Cohort analysis groups customers by the month of their first purchase and tracks their activity over time.
Key patterns:
- Retention drops significantly after the first purchase month (Month 0 → Month 1)
- Approximately 30–40% of customers continue purchasing in subsequent months
- A stable core of repeat buyers persists across multiple months
This indicates a healthy returning customer base, although improving early-stage retention (Months 1–3) could significantly increase long-term customer value.
Customers were segmented using the RFM framework:
- Recency – days since last purchase
- Frequency – number of purchases
- Monetary value – total spending
Key findings:
- 512 "Champion" customers represent the highest value segment
- 1,040 Loyal Customers contribute steady repeat revenue
- 1,986 Lost Customers represent a large reactivation opportunity
This segmentation enables targeted strategies such as:
- retention campaigns for At Risk customers
- loyalty rewards for Champions
- reactivation campaigns for Lost customers
Revenue is concentrated among a relatively small number of products.
The top products — primarily decorative and home-gift items — generate a disproportionately large share of total revenue.
This suggests:
- strong demand for seasonal and gift-oriented products
- potential opportunity to expand similar product categories
Customer-level revenue analysis shows that a small number of customers contribute significantly to total sales.
Top customers generate £600+ in lifetime revenue, despite relatively few orders.
This pattern is typical in retail, where high-value repeat customers drive a large share of revenue.
Strategies such as loyalty programs or targeted promotions could further increase the value of these customers.
SQL Techniques:
LOAD DATA INFILEfor bulk import with secure file handling- Window functions (
NTILE,ROW_NUMBER) for RFM scoring TIMESTAMPDIFFfor cohort analysis- Derived columns (Revenue, Month, Year) during transformation
Data Quality Checks:
- Row count validation at each pipeline stage
- NULL checks on critical fields (CustomerID, Quantity, UnitPrice)
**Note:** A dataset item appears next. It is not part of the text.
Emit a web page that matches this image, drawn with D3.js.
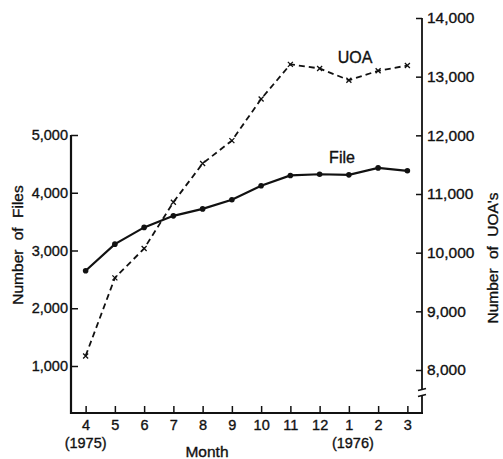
<!DOCTYPE html>
<html>
<head>
<meta charset="utf-8">
<script src="https://cdn.jsdelivr.net/npm/d3@7"></script>
<style>
  body { margin: 0; background: #fff; }
  svg text { font-family: "Liberation Sans", Arial, sans-serif; fill: #111; stroke: #111; stroke-width: 0.35px; }
</style>
</head>
<body>
<div id="chartContainer"></div>
<script>
// months Apr 1975 .. Mar 1976
const months = ["4", "5", "6", "7", "8", "9", "10", "11", "12", "1", "2", "3"];
const fileCounts = [2650, 3110, 3400, 3600, 3720, 3880, 4120, 4300, 4320, 4310, 4430, 4380];
const uoaCounts = [8240, 9570, 10070, 10860, 11520, 11910, 12620, 13210, 13140, 12940, 13100, 13190];
const leftTicks = [1000, 2000, 3000, 4000, 5000];
const rightTicks = [8000, 9000, 10000, 11000, 12000, 13000, 14000];

const width = 503, height = 459;
const axisLeftX = 71, axisRightX = 422, axisBottomY = 413;

const svg = d3.select("#chartContainer")
  .append("svg")
  .attr("width", width)
  .attr("height", height);

const x = d3.scalePoint()
  .domain(months)
  .range([axisLeftX, axisRightX])
  .padding(0.5);

const yLeft = d3.scaleLinear().domain([1000, 5000]).range([366, 135]);
const yRight = d3.scaleLinear().domain([8000, 14000]).range([370, 18]);

// axes
const fmt = d3.format(",");

const gLeft = svg.append("g")
  .attr("transform", `translate(${axisLeftX},0)`)
  .call(d3.axisLeft(yLeft).tickValues(leftTicks).tickFormat(fmt).tickSize(-7).tickPadding(3));
gLeft.select(".domain").remove();

const gRight = svg.append("g")
  .attr("transform", `translate(${axisRightX},0)`)
  .call(d3.axisRight(yRight).tickValues(rightTicks).tickFormat(fmt).tickSize(-6).tickPadding(5));
gRight.select(".domain").remove();

const gBottom = svg.append("g")
  .attr("transform", `translate(0,${axisBottomY})`)
  .call(d3.axisBottom(x).tickSize(-7).tickPadding(7));
gBottom.select(".domain").remove();

svg.selectAll(".tick line").attr("stroke", "#111").attr("stroke-width", 1.5);
svg.selectAll(".tick text").attr("font-size", 14.5).attr("fill", "#111");
gRight.selectAll(".tick text").attr("font-size", 15.5);

// axis lines
svg.append("line")
  .attr("x1", axisLeftX).attr("x2", axisLeftX)
  .attr("y1", yLeft(5000)).attr("y2", axisBottomY + 1)
  .attr("stroke", "#111").attr("stroke-width", 2.2);
svg.append("line")
  .attr("x1", axisLeftX - 1).attr("x2", axisRightX + 1)
  .attr("y1", axisBottomY).attr("y2", axisBottomY)
  .attr("stroke", "#111").attr("stroke-width", 2.2);
// right axis with a break
svg.append("line")
  .attr("x1", axisRightX).attr("x2", axisRightX)
  .attr("y1", yRight(14000)).attr("y2", 390)
  .attr("stroke", "#111").attr("stroke-width", 1.8);
svg.append("line")
  .attr("x1", axisRightX).attr("x2", axisRightX)
  .attr("y1", 395).attr("y2", axisBottomY)
  .attr("stroke", "#111").attr("stroke-width", 1.8);
[389.5, 395.5].forEach(by => {
  svg.append("line")
    .attr("x1", axisRightX - 4).attr("x2", axisRightX + 4)
    .attr("y1", by + 1).attr("y2", by - 1)
    .attr("stroke", "#111").attr("stroke-width", 1.5);
});

// UOA line (dashed, x markers)
const uoaLine = d3.line()
  .x((d, i) => x(months[i]))
  .y(d => yRight(d));

svg.append("path")
  .datum(uoaCounts)
  .attr("d", uoaLine)
  .attr("fill", "none")
  .attr("stroke", "#111")
  .attr("stroke-width", 1.8)
  .attr("stroke-dasharray", "6,4");

svg.selectAll(".uoa-mark")
  .data(uoaCounts)
  .enter().append("path")
  .attr("class", "uoa-mark")
  .attr("transform", (d, i) => `translate(${x(months[i])},${yRight(d)})`)
  .attr("d", "M-2.5,-2.5L2.5,2.5M-2.5,2.5L2.5,-2.5")
  .attr("stroke", "#111")
  .attr("stroke-width", 1.3);

// File line (solid, dots)
const fileLine = d3.line()
  .x((d, i) => x(months[i]))
  .y(d => yLeft(d));

svg.append("path")
  .datum(fileCounts)
  .attr("d", fileLine)
  .attr("fill", "none")
  .attr("stroke", "#111")
  .attr("stroke-width", 2.2);

svg.selectAll(".file-dot")
  .data(fileCounts)
  .enter().append("circle")
  .attr("class", "file-dot")
  .attr("cx", (d, i) => x(months[i]))
  .attr("cy", d => yLeft(d))
  .attr("r", 2.8)
  .attr("fill", "#111");

// series labels
svg.append("text").attr("x", 355).attr("y", 63).attr("text-anchor", "middle")
  .attr("font-size", 16).text("UOA");
svg.append("text").attr("x", 342).attr("y", 163).attr("text-anchor", "middle")
  .attr("font-size", 16).text("File");

// year labels and axis titles
svg.append("text").attr("x", x("4")).attr("y", 448).attr("text-anchor", "middle")
  .attr("font-size", 14.5).text("(1975)");
svg.append("text").attr("x", x("1") + 4).attr("y", 448).attr("text-anchor", "middle")
  .attr("font-size", 14.5).text("(1976)");
svg.append("text").attr("x", 207).attr("y", 457).attr("text-anchor", "middle")
  .attr("font-size", 15.5).text("Month");

svg.append("text")
  .attr("transform", "translate(23,245) rotate(-90)")
  .attr("text-anchor", "middle")
  .attr("font-size", 15.5)
  .attr("word-spacing", 5)
  .text("Number of Files");
svg.append("text")
  .attr("transform", "translate(498,258) rotate(-90)")
  .attr("text-anchor", "middle")
  .attr("font-size", 15.5)
  .attr("word-spacing", 5)
  .text("Number of UOA's");
</script>
</body>
</html>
- Revenue reconciliation (SUM validation)
- Date range validation
Pipeline Architecture: Raw → Clean → Business → Analytics
01_schema_setup.sql -- Create raw table
02_raw_import.sql -- Load CSV data
03_clean_transform.sql -- Apply cleaning rules
04_data_validation.sql -- Validate output
05_business_kpis.sql -- Compute metrics
06_time_trends.sql -- Revenue analysis
07_customer_analytics.sql -- Top customers
08_product_analytics.sql -- Product performance
09_cohort_retention.sql -- Retention modeling
10_rfm_segmentation.sql -- Customer segmentation
This project demonstrates an end-to-end analytics workflow: importing messy raw data, cleaning and transforming it into a reliable analytical dataset, and using SQL to extract meaningful business insights.
Working with raw transactional data revealed several common real-world challenges:
• CSV imports often contain formatting artifacts from Excel
• Large datasets require careful import strategies in MySQL
• Data cleaning frequently requires more effort than analysis itself
• Ensuring data quality is critical before performing business analysis
Addressing these issues was essential to produce a reliable analytical dataset.